§ Requirement
All the data below goes into the copy word for word, but the pictures don't.
··· Collected data
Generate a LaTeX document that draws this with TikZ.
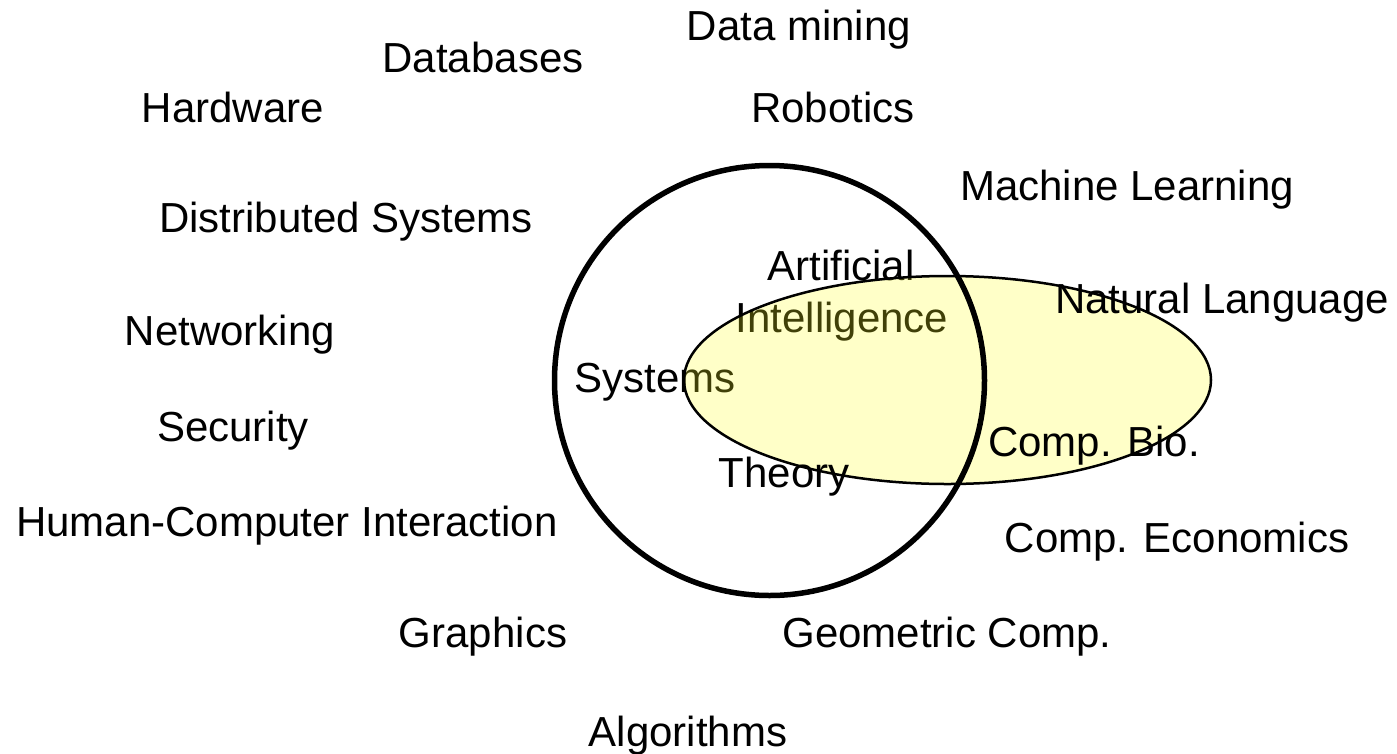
\documentclass[tikz,border=0pt]{standalone}
\usepackage{fontspec}
\setmainfont{Liberation Sans}
\usetikzlibrary{positioning}

\definecolor{aifill}{RGB}{255,255,35}

\begin{document}
\begin{tikzpicture}[x=1pt,y=-1pt,
    field/.style={anchor=base,inner sep=0pt,font=\fontsize{42}{50}\selectfont}]
      \useasboundingbox (0,0) rectangle (1397,753);

      \node[field] (datamining) at (799,40)   {Data mining};
      \node[field] (databases)  at (483,72)   {Databases};
      \node[field] (hardware)   at (233,122)  {Hardware};
      \node[field] (robotics)   at (833,122)  {Robotics};
      \node[field] (ml)         at (1127,200) {Machine Learning};
      \node[field] (distsys)    at (346,232)  {Distributed Systems};
      \node[field] (networking) at (230,345)  {Networking};
      \node[field] (security)   at (233,441)  {Security};
      \node[field] (hci)        at (287,536)  {Human-Computer Interaction};
      \node[field] (compecon)   at (1177,552) {Comp. Economics};
      \node[field] (graphics)   at (483,647)  {Graphics};
      \node[field] (geocomp)    at (947,647)  {Geometric Comp.};
      \node[field] (algorithms) at (688,746)  {Algorithms};

      % labels under the yellow area
      \node[field] (artificial)   at (841,280) {Artificial};
      \node[field] (intelligence) at (842,332) {Intelligence};
      \node[field] (systems)      at (655,392) {Systems};

      \filldraw[draw=black,line width=2.5pt,fill=aifill,fill opacity=0.25]
        (947.5,380) ellipse [x radius=263.5pt,y radius=104pt];

      \node[field] (natlang) at (1222,313) {Natural Language};
      \node[field] (compbio) at (1094,456) {Comp. Bio.};
      \node[field] (theory)  at (784,487)  {Theory};

      \draw[line width=5.5pt] (769.5,380.5) circle [radius=215pt];
    \end{tikzpicture}
\end{document}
······
§ Result of the exercise
Generate a LaTeX document that draws this with TikZ.
\documentclass[tikz,border=0pt]{standalone}
\usepackage{fontspec}
\setmainfont{Liberation Sans}
\usetikzlibrary{positioning}

\definecolor{aifill}{RGB}{255,255,35}

\begin{document}
\begin{tikzpicture}[x=1pt,y=-1pt,
    field/.style={anchor=base,inner sep=0pt,font=\fontsize{42}{50}\selectfont}]
      \useasboundingbox (0,0) rectangle (1397,753);

      \node[field] (datamining) at (799,40)   {Data mining};
      \node[field] (databases)  at (483,72)   {Databases};
      \node[field] (hardware)   at (233,122)  {Hardware};
      \node[field] (robotics)   at (833,122)  {Robotics};
      \node[field] (ml)         at (1127,200) {Machine Learning};
      \node[field] (distsys)    at (346,232)  {Distributed Systems};
      \node[field] (networking) at (230,345)  {Networking};
      \node[field] (security)   at (233,441)  {Security};
      \node[field] (hci)        at (287,536)  {Human-Computer Interaction};
      \node[field] (compecon)   at (1177,552) {Comp. Economics};
      \node[field] (graphics)   at (483,647)  {Graphics};
      \node[field] (geocomp)    at (947,647)  {Geometric Comp.};
      \node[field] (algorithms) at (688,746)  {Algorithms};

      % labels under the yellow area
      \node[field] (artificial)   at (841,280) {Artificial};
      \node[field] (intelligence) at (842,332) {Intelligence};
      \node[field] (systems)      at (655,392) {Systems};

      \filldraw[draw=black,line width=2.5pt,fill=aifill,fill opacity=0.25]
        (947.5,380) ellipse [x radius=263.5pt,y radius=104pt];

      \node[field] (natlang) at (1222,313) {Natural Language};
      \node[field] (compbio) at (1094,456) {Comp. Bio.};
      \node[field] (theory)  at (784,487)  {Theory};

      \draw[line width=5.5pt] (769.5,380.5) circle [radius=215pt];
    \end{tikzpicture}
\end{document}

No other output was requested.